Newmont Mining (NEM) has one facility at Batu Haijau Indonesia, but it has concentrated its investments in Australia. Its newest mine in the region is located at Boddington, in West Australia, which has produced 2.4 billion pounds of copper since production commenced in 2009. Newmont's Batu Haijau Mine is located in Indonesia, but it is on the island of Sumbawa, not in Papua, so it could be immune from the kind of unrest that is afflicting Grasberg.
One company that could be more vulnerable to unrest is Southern Copper (SCCO), which operates mines in Peru and Mexico. Mexico is fairly stable politically, but it has been hit hard by drug violence in recent years. The drug operations have ignored the mining industry in Mexico thus far, but that could change. Southern Copper could face real problems if criminals start targeting its Mexican operations. Since Southern is owned by Grupo Mexico, it faces little danger of being forced to divest itself of its Mexican holdings.

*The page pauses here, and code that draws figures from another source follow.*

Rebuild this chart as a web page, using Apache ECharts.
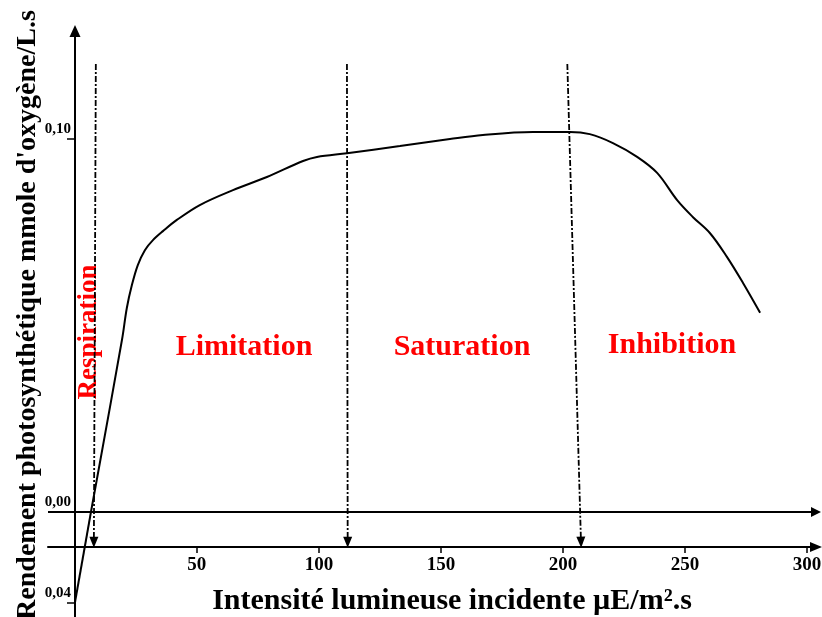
<!DOCTYPE html>
<html>
<head>
<meta charset="utf-8">
<script src="https://cdn.jsdelivr.net/npm/echarts@6.0.0/dist/echarts.min.js"></script>
<style>
  html, body { margin: 0; padding: 0; background: #fff; }
  #chart { width: 822px; height: 617px; }
</style>
</head>
<body>
<div id="chart"></div>
<script>
// Light intensity (µE/m².s) and oxygen yield (mmol/L.s)
const lightRespiration = [0, 6.6];
const yieldRespiration = [-0.04, 0];

const lightMain = [6.6, 19.3, 21.3, 23.4, 25.8, 28.7, 32.0, 36.1, 41.8, 51.2, 64.8, 78.7,
  93.5, 99.2, 111.5, 133.2, 153.7, 167.2, 187.7, 202.9, 211.0, 220.5, 230.4, 238.6, 246.8,
  253.2, 260.2, 267.2, 273.8, 280.8];
const yieldMain = [0, 0.0461, 0.0547, 0.0609, 0.0662, 0.0702, 0.0729, 0.0753, 0.0783, 0.0823,
  0.0863, 0.0898, 0.0941, 0.0952, 0.0962, 0.0981, 0.1000, 0.1011, 0.1019, 0.1019, 0.1013,
  0.0989, 0.0952, 0.0909, 0.0836, 0.0791, 0.0748, 0.0684, 0.0614, 0.0534];

// Phase boundaries: light intensity at the top and at the foot of each arrow
const phaseTop = [8.6, 111.5, 201.8];
const phaseFoot = [7.8, 111.8, 207.4];

const xTicks = [50, 100, 150, 200, 250, 300];
const yTicksUpper = [0, 0.10];
const yTicksLower = [-0.04];

const X_NAME = 'Intensité lumineuse incidente µE/m².s';
const Y_NAME = "Rendement photosynthétique mmole d'oxygène/L.s";
const phaseNames = ['Limitation', 'Saturation', 'Inhibition'];
const respirationName = 'Respiration';

const SERIF = "'Liberation Serif', 'Times New Roman', serif";
const ARROW_TOP_Y = 0.1201;   // where the dash-dot arrows start
const ARROW_FOOT_Y = -0.0081; // just above the x axis line
const Y_AXIS_SHIFT = -27;     // y axes sit on x = 0, right of the grid edge

function fmt(v) {
  return Math.abs(v).toFixed(2).replace('.', ',');
}

const toPairs = (xs, ys) => xs.map((x, i) => [x, ys[i]]);

const phaseLines = phaseTop.map((x, i) => [
  { coord: [x, ARROW_TOP_Y] },
  { coord: [phaseFoot[i], ARROW_FOOT_Y] }
]);

const tickLabel = {
  formatter: fmt, margin: 4, color: '#000', fontFamily: SERIF, fontWeight: 'bold',
  fontSize: 15, verticalAlign: 'bottom', padding: [0, 0, 2, 0]
};

const chart = echarts.init(document.getElementById('chart'), null, { renderer: 'canvas' });

chart.setOption({
  animation: false,
  backgroundColor: '#fff',
  grid: { left: 48, right: 6, top: 31, bottom: 0, outerBoundsMode: 'none', containLabel: false },
  xAxis: {
    type: 'value', min: -11, max: 303.7, position: 'bottom', offset: -70,
    axisLine: { onZero: false, lineStyle: { color: '#000', width: 2 },
      symbol: ['none', 'triangle'], symbolSize: [10, 12] },
    axisTick: { customValues: xTicks, length: 6, lineStyle: { color: '#000', width: 1.5 } },
    axisLabel: { customValues: xTicks, margin: 9, color: '#000', fontFamily: SERIF,
      fontWeight: 'bold', fontSize: 19 },
    splitLine: { show: false },
    name: X_NAME, nameLocation: 'middle', nameGap: 39, nameMoveOverlap: false,
    nameTextStyle: { color: '#000', fontFamily: SERIF, fontWeight: 'bold', fontSize: 30,
      padding: [0, 0, 0, 40] }
  },
  yAxis: [
    {
      type: 'value', min: -0.02815, max: 0.12895, position: 'left', offset: Y_AXIS_SHIFT,
      axisLine: { onZero: false, lineStyle: { color: '#000', width: 2 },
        symbol: ['none', 'triangle'], symbolSize: [11, 12] },
      axisTick: { customValues: [0.10], length: 8, lineStyle: { color: '#000', width: 1.5 } },
      axisLabel: Object.assign({ customValues: yTicksUpper }, tickLabel),
      splitLine: { show: false },
      name: Y_NAME, nameLocation: 'middle', nameGap: 33, nameMoveOverlap: false,
      nameTextStyle: { color: '#000', fontFamily: SERIF, fontWeight: 'bold', fontSize: 28,
        padding: [0, 0, 0, 18] }
    },
    {
      type: 'value', min: -0.04615, max: 0.21143, position: 'left', offset: Y_AXIS_SHIFT,
      axisLine: { show: false, onZero: false },
      axisTick: { customValues: yTicksLower, length: 8, lineStyle: { color: '#000', width: 1.5 } },
      axisLabel: Object.assign({ customValues: yTicksLower }, tickLabel),
      splitLine: { show: false }
    }
  ],
  series: [
    {
      type: 'line', yAxisIndex: 1, data: toPairs(lightRespiration, yieldRespiration),
      showSymbol: false, clip: false, lineStyle: { color: '#000', width: 2 }, silent: true
    },
    {
      type: 'line', yAxisIndex: 0, data: toPairs(lightMain, yieldMain), smooth: 0.35,
      showSymbol: false, clip: false, lineStyle: { color: '#000', width: 2 }, silent: true,
      markLine: {
        silent: true, animation: false,
        symbol: ['none', 'triangle'], symbolSize: [10, 10],
        label: { show: false },
        lineStyle: { color: '#000', width: 2, type: 'solid' },
        data: [{ yAxis: 0 }]
      }
    },
    {
      type: 'line', yAxisIndex: 0, data: [], silent: true,
      markLine: {
        silent: true, animation: false,
        symbol: ['none', 'triangle'], symbolSize: [9, 11],
        label: { show: false },
        lineStyle: { color: '#000', width: 1.8, type: [6, 2, 2, 2] },
        data: phaseLines
      }
    }
  ],
  graphic: [
    { type: 'text', x: 244, y: 347, style: { text: phaseNames[0], fill: '#ff0000',
      font: 'bold 30px ' + SERIF, align: 'center', verticalAlign: 'middle' } },
    { type: 'text', x: 462, y: 347, style: { text: phaseNames[1], fill: '#ff0000',
      font: 'bold 30px ' + SERIF, align: 'center', verticalAlign: 'middle' } },
    { type: 'text', x: 672, y: 345, style: { text: phaseNames[2], fill: '#ff0000',
      font: 'bold 30px ' + SERIF, align: 'center', verticalAlign: 'middle' } },
    { type: 'text', x: 89, y: 332, rotation: Math.PI / 2, style: { text: respirationName,
      fill: '#ff0000', font: 'bold 27px ' + SERIF, align: 'center', verticalAlign: 'middle' } }
  ]
});
</script>
</body>
</html>
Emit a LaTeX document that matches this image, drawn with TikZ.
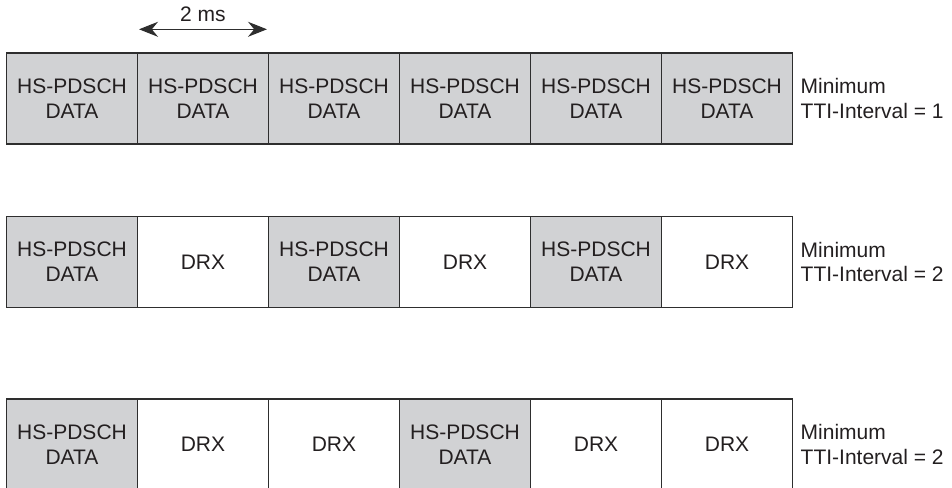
\documentclass[tikz,border=0pt]{standalone}
\usepackage{fontspec}
\setmainfont{Liberation Sans}
\usetikzlibrary{arrows.meta, positioning}
\definecolor{slotgray}{HTML}{D1D2D4}
\definecolor{slotline}{HTML}{2E2E2E}
\definecolor{labeltext}{HTML}{231F20}
\tikzset{
    tti slot/.style={
        draw=slotline,
        line width=1.1pt,
        minimum width=131pt,
        minimum height=91pt,
        inner sep=0pt,
        outer sep=0pt,
        align=center,
        text=labeltext,
        font=\fontsize{21}{24.7}\selectfont
    },
    data slot/.style={
        tti slot,
        fill=slotgray,
        node contents={HS-PDSCH\\DATA}
    },
    drx slot/.style={
        tti slot,
        fill=white,
        node contents={DRX}
    },
    tti label/.style={
        anchor=west,
        align=left,
        inner sep=0pt,
        text=labeltext,
        font=\fontsize{21}{24.7}\selectfont
    },
    ms arrow/.style={
        {Stealth[length=19pt, width=15pt]}-{Stealth[length=19pt, width=15pt]},
        line width=1.4pt,
        slotline
    }
}

\begin{document}
\begin{tikzpicture}[x=1pt, y=-1pt]
    \useasboundingbox (0,0) rectangle (952,487);

    % Slot rows, one per minimum TTI interval
    \foreach \row/\ypos/\slots/\gap in {1/98.5/{data,data,data,data,data,data}/1,
                                        2/262/{data,drx,data,drx,data,drx}/2,
                                        3/444.5/{data,drx,drx,data,drx,drx}/2}{
        \foreach \kind [count=\i] in \slots
            \node (r\row s\i) at ({72+131*(\i-1)}, \ypos) [\kind\space slot];
        \node[tti label, right=8pt of r\row s6] (tti\row) {Minimum\\TTI-Interval = \gap};
    }

    % Slot length
    \coordinate[above=23.7pt of r1s2.north west, xshift=1.5pt] (ms-l);
    \coordinate[above=23.7pt of r1s2.north east, xshift=-1.5pt] (ms-r);
    \draw[ms arrow] (ms-l) -- (ms-r)
        node[midway, above=6.5pt, inner sep=0pt, text=labeltext, font=\fontsize{21}{24.7}\selectfont] (ms) {2 ms};
\end{tikzpicture}
\end{document}
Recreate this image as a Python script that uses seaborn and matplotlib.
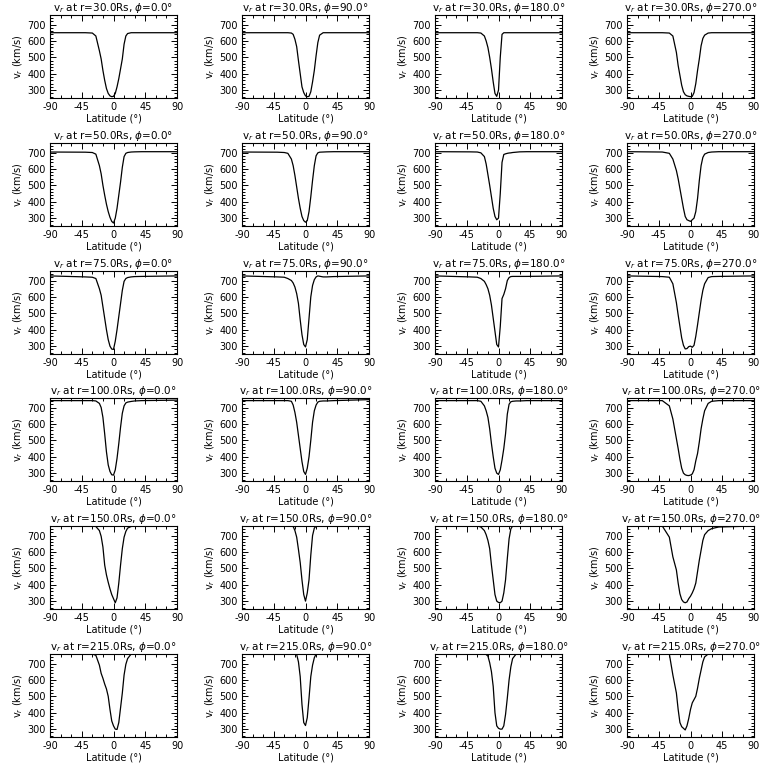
import matplotlib
matplotlib.use("Agg")
import matplotlib.pyplot as plt
import seaborn as sns
import pandas as pd
from matplotlib.ticker import AutoMinorLocator

# ---------------- data ----------------
RADII = ["30.0", "50.0", "75.0", "100.0", "150.0", "215.0"]
PHIS = ["0.0", "90.0", "180.0", "270.0"]

LAT = [-90, -40, -30, -25, -20, -17.5, -15, -12.5, -10, -7.5, -5, -2.5, 0,
       2.5, 5, 7.5, 10, 12.5, 15, 17.5, 20, 25, 30, 40, 90]

V_R30 = [
    [650, 650, 648, 630, 540, 490, 420, 360, 310, 280, 265, 260, 262, 280, 320, 370, 430, 490, 580, 630, 645, 650, 650, 650, 650],
    [650, 650, 650, 650, 648, 640, 610, 565, 480, 400, 320, 285, 265, 260, 262, 290, 350, 420, 510, 590, 635, 650, 650, 650, 650],
    [650, 650, 650, 648, 630, 600, 560, 500, 430, 350, 280, 262, 300, 500, 640, 650, 650, 650, 650, 650, 650, 650, 650, 650, 650],
    [650, 650, 648, 630, 530, 450, 390, 330, 290, 272, 265, 262, 260, 262, 285, 340, 420, 490, 570, 615, 635, 648, 650, 650, 650],
]
V_R50 = [
    [703, 702, 700, 690, 620, 570, 500, 440, 385, 340, 305, 280, 270, 300, 360, 440, 520, 610, 675, 695, 700, 703, 704, 705, 705],
    [703, 702, 700, 695, 660, 620, 560, 490, 420, 360, 310, 285, 275, 285, 340, 430, 530, 620, 680, 698, 702, 703, 704, 705, 705],
    [705, 704, 703, 698, 675, 630, 565, 500, 430, 360, 310, 290, 300, 450, 640, 688, 692, 695, 697, 698, 700, 702, 704, 705, 705],
    [705, 703, 695, 660, 590, 540, 480, 420, 360, 310, 290, 285, 280, 290, 300, 340, 420, 530, 620, 670, 690, 700, 703, 705, 705],
]
V_R75 = [
    [728, 722, 720, 712, 650, 610, 540, 470, 400, 340, 300, 282, 280, 330, 400, 480, 560, 640, 695, 712, 718, 722, 724, 725, 728],
    [728, 722, 720, 712, 700, 685, 660, 620, 560, 460, 370, 310, 295, 340, 470, 600, 670, 705, 722, 728, 726, 722, 722, 724, 728],
    [728, 722, 720, 712, 695, 675, 650, 610, 550, 470, 390, 310, 295, 420, 590, 615, 650, 700, 718, 724, 725, 725, 725, 725, 728],
    [728, 724, 720, 680, 565, 490, 420, 350, 305, 283, 285, 297, 300, 293, 305, 360, 430, 505, 580, 640, 680, 718, 724, 725, 728],
]
V_R100 = [
    [742, 742, 742, 740, 725, 700, 640, 540, 430, 350, 310, 290, 288, 320, 390, 480, 580, 665, 710, 728, 733, 737, 740, 742, 745],
    [742, 742, 742, 742, 738, 715, 670, 610, 530, 450, 370, 310, 292, 330, 400, 500, 610, 680, 715, 733, 738, 740, 740, 742, 748],
    [742, 742, 742, 738, 710, 680, 640, 570, 480, 400, 330, 300, 292, 320, 380, 450, 540, 660, 720, 735, 738, 740, 740, 742, 742],
    [742, 742, 710, 630, 510, 450, 385, 330, 300, 290, 286, 285, 288, 295, 320, 375, 420, 490, 570, 630, 680, 725, 738, 742, 742],
]
V_R150 = [
    [758, 758, 758, 755, 730, 695, 630, 520, 460, 415, 375, 340, 315, 290, 320, 410, 520, 620, 690, 725, 745, 755, 758, 758, 758],
    [758, 758, 758, 758, 758, 755, 730, 690, 615, 535, 430, 340, 300, 350, 430, 580, 700, 745, 758, 758, 758, 758, 758, 758, 758],
    [758, 758, 758, 752, 730, 705, 670, 620, 520, 430, 340, 300, 292, 290, 300, 350, 430, 560, 680, 740, 758, 758, 758, 758, 758],
    [758, 758, 690, 570, 490, 410, 345, 310, 295, 290, 295, 315, 330, 350, 375, 410, 480, 550, 610, 670, 705, 730, 742, 752, 758],
]
V_R215 = [
    [758, 758, 758, 750, 690, 640, 610, 575, 545, 500, 420, 350, 320, 300, 298, 340, 430, 520, 630, 695, 730, 758, 758, 758, 758],
    [758, 758, 758, 758, 758, 758, 758, 755, 710, 620, 450, 340, 322, 370, 490, 620, 690, 735, 758, 758, 758, 758, 758, 758, 758],
    [758, 758, 758, 758, 758, 755, 745, 705, 650, 560, 400, 320, 305, 300, 300, 320, 390, 490, 600, 680, 730, 758, 758, 758, 758],
    [758, 758, 758, 630, 520, 420, 340, 315, 305, 295, 320, 365, 420, 460, 480, 500, 550, 610, 660, 710, 740, 758, 758, 758, 758],
]
ALL_V = [V_R30, V_R50, V_R75, V_R100, V_R150, V_R215]

XTICKS = [-90, -45, 0, 45, 90]
XTICK_LABELS = ["-90", "-45", "0", "45", "90"]
YTICKS = [300, 400, 500, 600, 700]
YTICK_LABELS = ["300", "400", "500", "600", "700"]

# ---------------- style ----------------
sns.set_style("ticks")
plt.rcParams["font.family"] = ["DejaVu Sans"]
plt.rcParams["axes.unicode_minus"] = False
plt.rcParams["axes.linewidth"] = 0.8
plt.rcParams["text.color"] = "black"
plt.rcParams["axes.labelcolor"] = "black"
plt.rcParams["xtick.color"] = "black"
plt.rcParams["ytick.color"] = "black"
plt.rcParams["axes.edgecolor"] = "black"

W = H = 768
fig = plt.figure(figsize=(7.68, 7.68), dpi=100)

col_left = [50, 242, 435, 627]
row_top = [15, 143, 271, 398, 526, 654]
aw, ah = 127, 83

for i, r in enumerate(RADII):
    for j, phi in enumerate(PHIS):
        left = col_left[j] / W
        bottom = 1 - (row_top[i] + ah) / H
        ax = fig.add_axes([left, bottom, aw / W, ah / H])
        df = pd.DataFrame({"lat": LAT, "v": ALL_V[i][j]})
        sns.lineplot(data=df, x="lat", y="v", ax=ax, color="black",
                     linewidth=0.9, estimator=None, sort=False)
        ax.set_xlim(-90, 90)
        ax.set_ylim(252, 758)
        ax.set_xticks(XTICKS)
        ax.set_xticklabels(XTICK_LABELS)
        ax.set_yticks(YTICKS)
        ax.set_yticklabels(YTICK_LABELS)
        ax.xaxis.set_minor_locator(AutoMinorLocator(3))
        ax.yaxis.set_minor_locator(AutoMinorLocator(5))
        ax.tick_params(which="both", direction="in", top=True, right=True,
                       labelsize=7, width=0.7, color="black",
                       labelcolor="black", pad=3)
        ax.tick_params(which="major", length=4)
        ax.tick_params(which="minor", length=2)
        for s in ax.spines.values():
            s.set_color("black")
            s.set_linewidth(0.8)
        ax.set_title(r"v$_r$ at r=" + r + r"Rs, $\phi$=" + phi + "°",
                     fontsize=7.5, pad=2, color="black")
        ax.set_xlabel("Latitude (°)", fontsize=7, labelpad=1, color="black")
        ax.set_ylabel(r"v$_r$ (km/s)", fontsize=7, labelpad=2, color="black")

fig.savefig("out.png", dpi=100, facecolor="white")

A danger facing Southern is that Peru could follow Indonesia's lead and implement rules to limit foreign investment. Given the strong Anti-Americanism in South America and the rise of populist left wing leaders such as Venezuelan president Hugo Chavez in the region, that is a definite possibility.
Freeport McMoRan's heavy investment in an unstable country such as Indonesia paid off handsomely in the past. Unfortunately, the reliance on one country, especially a very unstable one such as Indonesia, could come back to haunt it in the future.
Disclosure: I have no positions in any stocks mentioned, and no plans to initiate any positions within the next 72 hours.